- Requirements:
Filter the entries below, keeping every line that has the word "chart".
**** Exercise materials
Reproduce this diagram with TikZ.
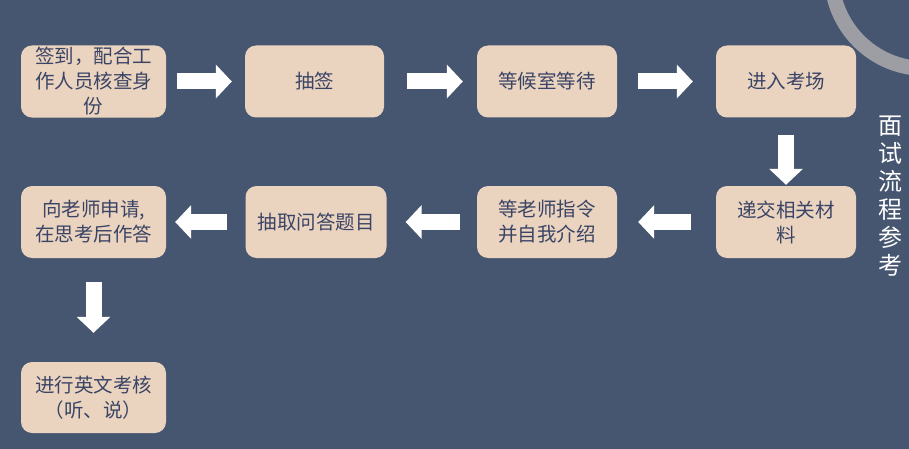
\documentclass[tikz,border=0pt]{standalone}
\usepackage{fontspec}
\newfontfamily\cjk{Noto Sans CJK SC}
\usetikzlibrary{arrows.meta, positioning}

\definecolor{bgblue}{HTML}{465670}
\definecolor{peach}{HTML}{EBD4BF}
\definecolor{inkblue}{HTML}{3A4466}
\definecolor{ringgray}{HTML}{9C9EA3}

\begin{document}
\begin{tikzpicture}[x=1pt, y=-1pt,
    box/.style={rectangle, rounded corners=11pt, fill=peach, text=inkblue, minimum width=140pt, minimum height=72pt, inner sep=2pt, align=center, font=\cjk\fontsize{19.5}{25}\selectfont},
    widebox/.style={box, minimum width=145pt},
    arrow/.style={white, line width=16pt, -{Triangle[width=33pt, length=16pt]}}]

    % Background
    \fill[bgblue] (0,0) rectangle (909,449);
    \useasboundingbox (0,0) rectangle (909,449);
    \begin{scope}
        \clip (0,0) rectangle (909,449);
        \draw[ringgray, line width=15pt] (925,-25) circle (93.5);
    \end{scope}

    % Nodes
    \node[widebox] (sign) at (93.5,81.5) {签到，配合工\\作人员核查身\\份};
    \node[box, minimum width=139pt] (draw) at (314.5,81.5) {抽签};
    \node[box] (wait) at (547,81.5) {等候室等待};
    \node[box] (enter) at (786,81.5) {进入考场};
    \node[box] (submit) at (786,222) {递交相关材\\料};
    \node[box] (intro) at (547,222) {等老师指令\\并自我介绍};
    \node[box, minimum width=141pt] (pick) at (316,222) {抽取问答题目};
    \node[widebox] (answer) at (93.5,222) {向老师申请,\\在思考后作答};
    \node[widebox, minimum height=71pt] (english) at (93.5,397.5) {进行英文考核\\（听、说）};
    \node[text=white, align=center, font=\cjk\fontsize{24}{28}\selectfont] (title) at (890,196) {面\\试\\流\\程\\参\\考};

    % Arrows
    \draw[arrow, shorten <=11pt, shorten >=13pt] (sign) -- (draw);
    \draw[arrow, shorten <=23pt, shorten >=14pt] (draw) -- (wait);
    \draw[arrow, shorten <=21pt, shorten >=23pt] (wait) -- (enter);
    \draw[arrow, shorten <=17pt, shorten >=1pt] (enter) -- (submit);
    \draw[arrow, shorten <=25pt, shorten >=21pt] (submit) -- (intro);
    \draw[arrow, shorten <=17pt, shorten >=19pt] (intro) -- (pick);
    \draw[arrow, shorten <=18pt, shorten >=9pt] (pick) -- (answer);
    \draw[arrow, shorten <=24pt, shorten >=29pt] (answer) -- (english);

\end{tikzpicture}
\end{document}
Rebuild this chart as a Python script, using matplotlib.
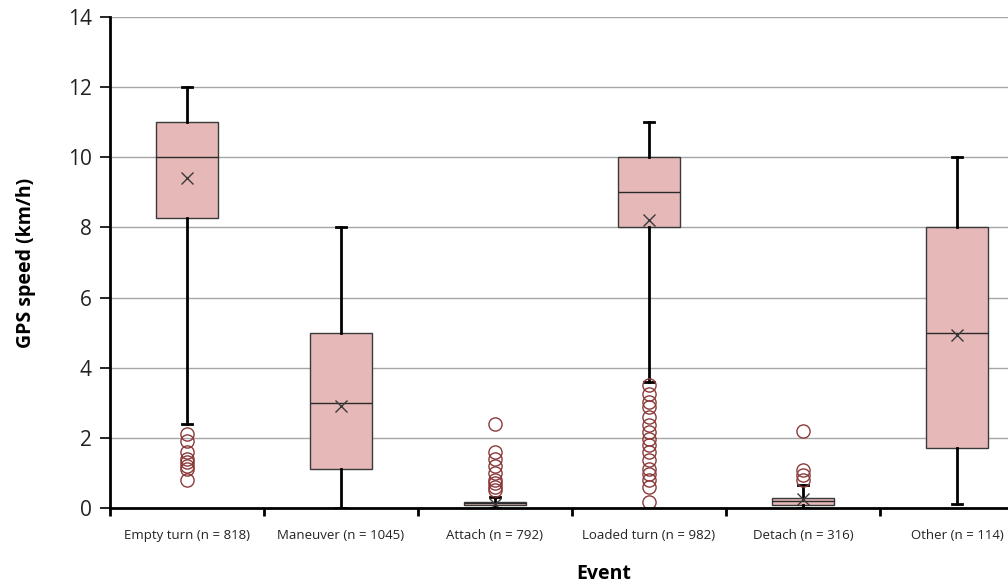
import numpy as np
import matplotlib.pyplot as plt

plt.rcParams['font.family'] = ['Open Sans', 'DejaVu Sans']

categories = ["Empty turn (n = 818)", "Maneuver (n = 1045)", "Attach (n = 792)",
              "Loaded turn (n = 982)", "Detach (n = 316)", "Other (n = 114)"]
whislo = [2.4, 0.0, 0.0, 3.6, 0.0, 0.1]
q1 = [8.27, 1.1, 0.09, 8.0, 0.09, 1.7]
med = [10.0, 3.0, 0.13, 9.0, 0.19, 5.0]
q3 = [11.0, 5.0, 0.17, 10.0, 0.29, 8.0]
whishi = [12.0, 8.0, 0.3, 11.0, 0.65, 10.0]
means = [9.42, 2.9, 0.1, 8.22, 0.25, 4.93]
fliers = [
    [2.1, 1.9, 1.6, 1.4, 1.3, 1.2, 1.1, 0.8],
    [],
    [2.4, 1.6, 1.4, 1.2, 1.0, 0.8, 0.7, 0.6, 0.5],
    [3.5, 3.26, 3.02, 2.88, 2.6, 2.36, 2.17, 1.98, 1.79, 1.6, 1.36, 1.12,
     0.98, 0.79, 0.6, 0.17],
    [2.2, 1.09, 0.93, 0.79],
    [],
]

stats = []
for i in range(len(categories)):
    stats.append(dict(whislo=whislo[i], q1=q1[i], med=med[i], q3=q3[i],
                      whishi=whishi[i], mean=means[i], fliers=fliers[i]))

fig = plt.figure(figsize=(10.08, 5.86), dpi=100)
# axis runs past the right edge of the picture, as in the reference
ax = fig.add_axes([110 / 1008, 78 / 586, 924 / 1008, 491 / 586])

positions = np.arange(len(categories)) + 0.5
ax.bxp(stats, positions=positions, widths=0.4, showmeans=True,
       patch_artist=True, capwidths=0.07,
       boxprops=dict(facecolor='#e6b8b8', edgecolor='#3a3a3a', linewidth=1.0),
       medianprops=dict(color='#2a2a2a', linewidth=1.0),
       whiskerprops=dict(color='black', linewidth=2.0),
       capprops=dict(color='black', linewidth=2.0),
       meanprops=dict(marker='x', markeredgecolor='#3a3a3a', markersize=9,
                      markeredgewidth=1.0),
       flierprops=dict(marker='o', markerfacecolor='none',
                       markeredgecolor='#8b3a3a', markersize=9.5,
                       markeredgewidth=1.0))

ax.set_ylim(0, 14)
ax.set_xlim(0, len(categories))
ax.set_yticks(np.arange(0, 15, 2))
ax.yaxis.grid(True, color='#a6a6a6', linewidth=1.0)
ax.set_axisbelow(True)

ax.set_xticks(np.arange(0, len(categories) + 1))
ax.set_xticklabels([])
ax.set_xticks(positions, minor=True)
ax.set_xticklabels(categories, minor=True, fontsize=9.5, color='#222222')
ax.tick_params(axis='x', which='minor', length=0, pad=15)
ax.tick_params(axis='x', which='major', length=6, width=2, direction='out')
ax.tick_params(axis='y', length=7, width=1.2, direction='out', labelsize=15,
               pad=6, labelcolor='#222222')

for side in ['top', 'right']:
    ax.spines[side].set_visible(False)
ax.spines['left'].set_linewidth(2)
ax.spines['bottom'].set_linewidth(2)

ax.set_ylabel("GPS speed (km/h)", fontsize=14, fontweight='bold')
ax.yaxis.set_label_coords(-74 / 924, 0.5)
ax.set_xlabel("Event", fontsize=14, fontweight='bold')
ax.xaxis.set_label_coords(494 / 924, -56 / 491)

fig.savefig("out.png", dpi=100)
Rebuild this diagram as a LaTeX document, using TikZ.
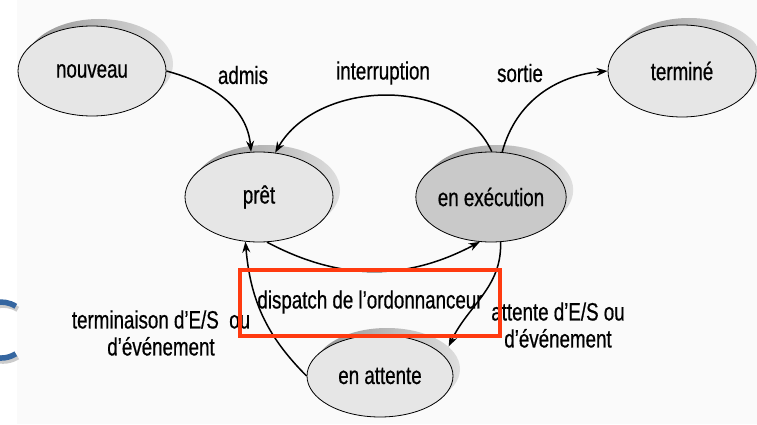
\documentclass[tikz,border=0pt]{standalone}
\usepackage{fontspec}
\setmainfont{Liberation Sans}[FakeStretch=0.75, FakeBold=0.6]
\usetikzlibrary{arrows.meta,shapes.geometric,shadows}

\definecolor{etatclair}{HTML}{E6E6E6}
\definecolor{etatfonce}{HTML}{C9C9C9}
\definecolor{cadre}{HTML}{FF3A10}
\definecolor{bleu}{HTML}{3566A0}
\definecolor{fond}{HTML}{FAFAFA}

\begin{document}
\begin{tikzpicture}[x=1pt,y=1pt,
	every node/.style={font=\fontsize{25}{27}\selectfont},
	etat/.style={ellipse, draw, line width=0.8pt, fill=etatclair, inner sep=0pt,
		minimum width=148pt, minimum height=90pt,
		general shadow={shadow xshift=7pt, shadow yshift=7pt,
			left color=gray!85, right color=gray!25}},
	>={Stealth[length=11pt,width=8pt]}]
	\path[use as bounding box] (0,0) rectangle (757,424);
	\clip (0,0) rectangle (757,424);
	\fill[fond] (17,0) rectangle (757,424);

	% bout de lettre bleue a gauche
	\draw[gray!40, line width=5.5pt] (17.8,114.7) arc[start angle=58, end angle=302, radius=28];
	\draw[bleu, line width=5.5pt] (15.8,117.7) arc[start angle=58, end angle=302, radius=28];

	% etats
	\node[etat] (nouveau) at (92,353) {nouveau};
	\node[etat] (pret) at (259,227) {prêt};
	\node[etat, fill=etatfonce] (exec) at (491,227) {en exécution};
	\node[etat, minimum height=92pt] (termine) at (682,353) {terminé};
	\node[etat, minimum width=146pt, minimum height=82pt] (attente) at (380,48) {en attente};

	% transitions
	\path[->, line width=1.5pt]
	(nouveau.east) edge [out=-15, in=95] (pret.100)
	(exec.89) edge [out=115, in=60] (pret.70)
	(exec.76) edge [out=75, in=185] (termine.west)
	(pret.-80) edge [out=-28, in=-152] (exec.-104)
	(exec.-78) edge [out=-88, in=65] ([xshift=7pt, yshift=7pt]attente.20)
	(attente.west) edge [out=135, in=-85] (pret.-107);

	\node (admis) at (243,349) {admis};
	\node (interr) at (383,351) {interruption};
	\node (sortie) at (520,351) {sortie};
	\node (dispatch) at (370,122) {dispatch de l'ordonnanceur};
	\node[align=center] (fin-es) at (161,91) {terminaison d'E/S~ ou\\d'événement};
	\node[align=center] (att-es) at (558,99) {attente d'E/S ou\\d'événement};

	% cadre rouge
	\draw[cadre, line width=4.5pt] (240,154) rectangle (500,88);
\end{tikzpicture}
\end{document}
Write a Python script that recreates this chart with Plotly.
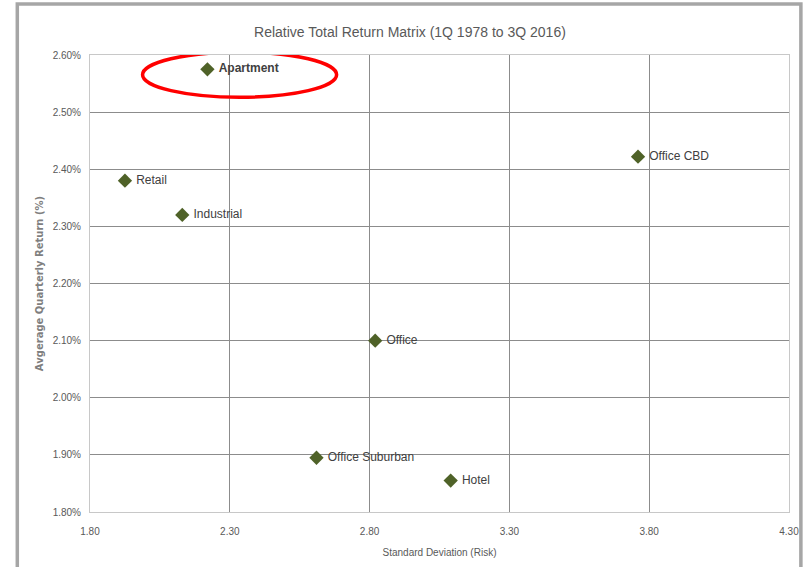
********
- Exercise solution:
Rebuild this chart as a Python script, using matplotlib.
Write a Python script that recreates this chart with Plotly.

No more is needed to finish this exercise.